Pour 2021, plus encore qu'auparavant, les attentes des anciens combattants et de leurs familles sont fortes et légitimes : or la seule mesure de revalorisation prévue cette année consiste en l'abaissement du seuil d'invalidité nécessaire à l'obtention de la majoration de la pension de réversion du conjoint survivant d'un grand invalide de guerre. Le dispositif ne devrait pas concerner plus de 197 personnes et son coût, probablement surévalué puisqu'il suppose qu'à tout grand invalide de guerre survivrait un conjoint, ne dépassera pas 1 million d'euros. Cette mesure, qui était attendue, manque d'ambition. Aussi proposerai-je un amendement d'appel visant à étendre le nombre de ses bénéficiaires.

J'ajoute que cette amélioration ne saurait, à elle seule, masquer la faiblesse d'engagement du budget 2021, plus particulièrement en ce qui concerne la retraite du combattant. Alors que la dernière revalorisation remonte à 2017 et que les crédits dédiés à cette action sont en baisse de 15,5 millions d'euros, il n'est pas compréhensible que la faible somme perçue chaque année par un ancien combattant reste plafonnée. Je proposerai donc un amendement visant à l'augmenter d'un point d'indice, pour un coût inférieur de 6 millions d'euros aux économies réalisées sur cette seule action.

Je note également une revendication montante à laquelle il serait souhaitable de donner suite. Elle concerne la demi-part fiscale supplémentaire attribuée aux anciens combattants et à leur veuve. L'extension de cette demi-part aux veuves âgées de plus de 74 ans d'un bénéficiaire de la retraite du combattant décédé avant son soixante-quatorzième anniversaire, prévue par la loi de finances pour 2020, entrera en vigueur le 1er janvier 2021. Cependant, les veuves dont le mari titulaire de la carte du combattant est décédé avant l'âge de 65 ans, c'est-à-dire avant d'avoir pu bénéficier de la retraite du combattant, ne pourront toujours pas demander cette demi-part supplémentaire. Cette inégalité de traitement n'est pas acceptable et il sera nécessaire, dans la continuité des propositions que j'ai formulées l'an dernier, de faire disparaître la double peine dont sont affligés les conjoints survivants d'anciens combattants précocement disparus.

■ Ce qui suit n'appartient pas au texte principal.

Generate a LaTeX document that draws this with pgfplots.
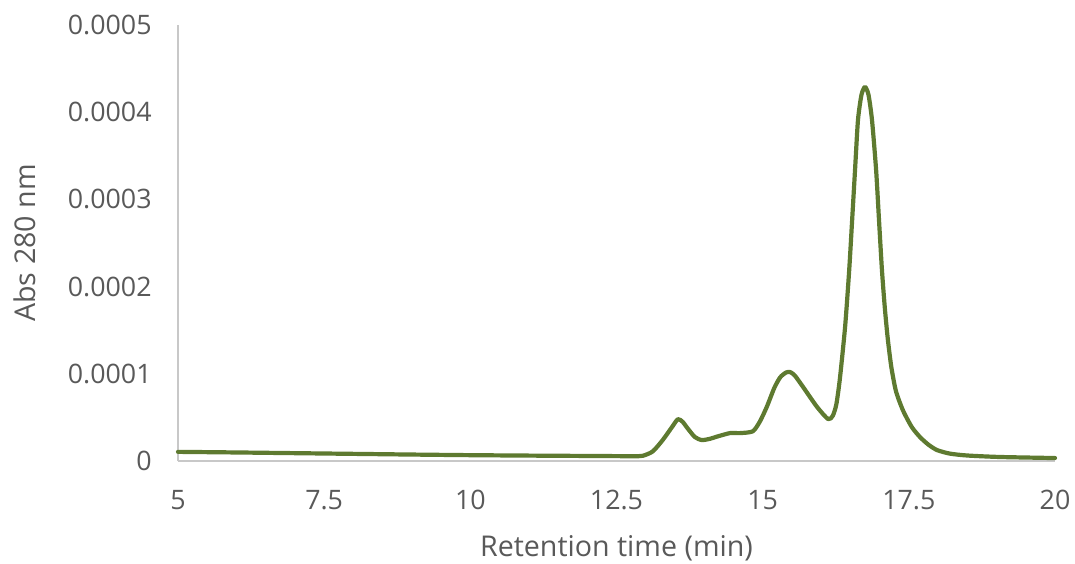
\documentclass[border=0pt]{standalone}
\usepackage{pgfplots}
\pgfplotsset{compat=1.18}
\usepackage{fontspec}
\setmainfont{Open Sans}
\definecolor{linegreen}{RGB}{94,122,48}
\definecolor{txtgray}{RGB}{89,89,89}
\definecolor{axgray}{RGB}{200,200,200}
\begin{document}
\begin{tikzpicture}
\useasboundingbox (-89pt,-51pt) rectangle (448.5pt,230.5pt);
\begin{axis}[
  at={(0,0)}, anchor=south west,
  scale only axis, width=438.5pt, height=218pt,
  xmin=5, xmax=20, ymin=0, ymax=0.0005,
  axis x line=bottom, axis y line=left,
  axis line style={draw=axgray, line width=0.8pt, -},
  major tick length=0pt,
  xtick={5,7.5,10,12.5,15,17.5,20},
  xticklabels={5,7.5,10,12.5,15,17.5,20},
  ytick={0,0.0001,0.0002,0.0003,0.0004,0.0005},
  yticklabels={0,0.0001,0.0002,0.0003,0.0004,0.0005},
  scaled y ticks=false,
  tick label style={font=\fontsize{13.4}{15}\selectfont, text=txtgray},
  yticklabel style={anchor=east, inner sep=0pt, xshift=-13pt},
  xticklabel style={anchor=center, inner sep=0pt, yshift=-19.5pt},
  xlabel={Retention time (min)},
  ylabel={Abs 280 nm},
  label style={font=\fontsize{14.3}{16}\selectfont, text=txtgray},
  xlabel style={at={(axis description cs:0.5,-0.1995)}, anchor=center},
  ylabel style={at={(axis description cs:-0.1745,0.5)}, anchor=center, rotate=0},
  clip=false,
]
\addplot[linegreen, line width=2.1pt, smooth, tension=0.4, line join=round, line cap=round] coordinates {
(5.0,1.05e-5) (6.0,0.98e-5) (7.0,0.90e-5) (8.0,0.82e-5) (9.0,0.74e-5) (10.0,0.67e-5)
(11.0,0.62e-5) (12.0,0.58e-5) (12.5,0.56e-5) (12.8,0.55e-5) (12.95,0.6e-5) (13.12,1.1e-5)
(13.29,2.4e-5) (13.45,3.9e-5) (13.55,4.8e-5) (13.63,4.5e-5) (13.71,3.8e-5) (13.84,2.75e-5)
(13.96,2.4e-5) (14.1,2.55e-5) (14.22,2.8e-5) (14.44,3.2e-5) (14.61,3.2e-5) (14.83,3.4e-5)
(14.95,4.5e-5) (15.07,6.2e-5) (15.2,8.4e-5) (15.3,9.6e-5) (15.4,1.015e-4) (15.47,1.02e-4) (15.55,9.8e-5)
(15.69,8.5e-5) (15.93,6.2e-5) (16.12,4.8e-5) (16.2,5.2e-5) (16.26,6.5e-5) (16.32,9.4e-5)
(16.41,1.54e-4) (16.48,2.19e-4) (16.53,2.76e-4) (16.58,3.34e-4) (16.63,3.91e-4) (16.69,4.2e-4)
(16.75,4.29e-4) (16.81,4.2e-4) (16.87,3.91e-4) (16.94,3.34e-4) (16.99,2.76e-4) (17.04,2.19e-4)
(17.09,1.75e-4) (17.14,1.4e-4) (17.2,1.08e-4) (17.28,8.0e-5) (17.40,5.8e-5) (17.55,3.9e-5) (17.69,2.75e-5) (17.83,1.9e-5) (17.98,1.26e-5)
(18.2,8.5e-6) (18.5,6.3e-6) (19.06,4.6e-6) (20,3.4e-6)
};
\end{axis}
\end{tikzpicture}
\end{document}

Enfin, si les crédits de l'Office national des anciens combattants et des victimes de guerre – ONAC-VG – sont en augmentation, celle-ci n'est qu'apparente, après une année 2020 qui avait donné lieu à un important prélèvement. Par ailleurs, la trésorerie de l'ONAC-VG participera cette année aux actions en faveur des harkis et des rapatriés pour plus de 2 millions d'euros. Certes, les réserves actuelles de l'Office le permettent, mais sa mise à contribution ne pourra se poursuivre éternellement sans que cela entraîne des effets délétères sur la proximité avec ses ressortissants. En effet, si l'ONAC-VG se réorganise pour s'adapter à la baisse du nombre de ses ressortissants, il doit conserver un maillage territorial satisfaisant et assurer une présence suffisante dans ses antennes départementales. Ses missions sont toujours aussi essentielles, à l'image de l'accompagnement des pupilles de la nation, dont le nombre est malheureusement en augmentation du fait des attentats terroristes qui frappent la République depuis plusieurs années, et l'ont frappée encore très récemment.

Pour toutes ces raisons, et malgré l'avis favorable de la commission des finances, j'émets des réserves à l'adoption du budget peu ambitieux de la mission « Anciens combattants, mémoire et liens avec la nation » dans les termes du projet de loi de finances pour 2021.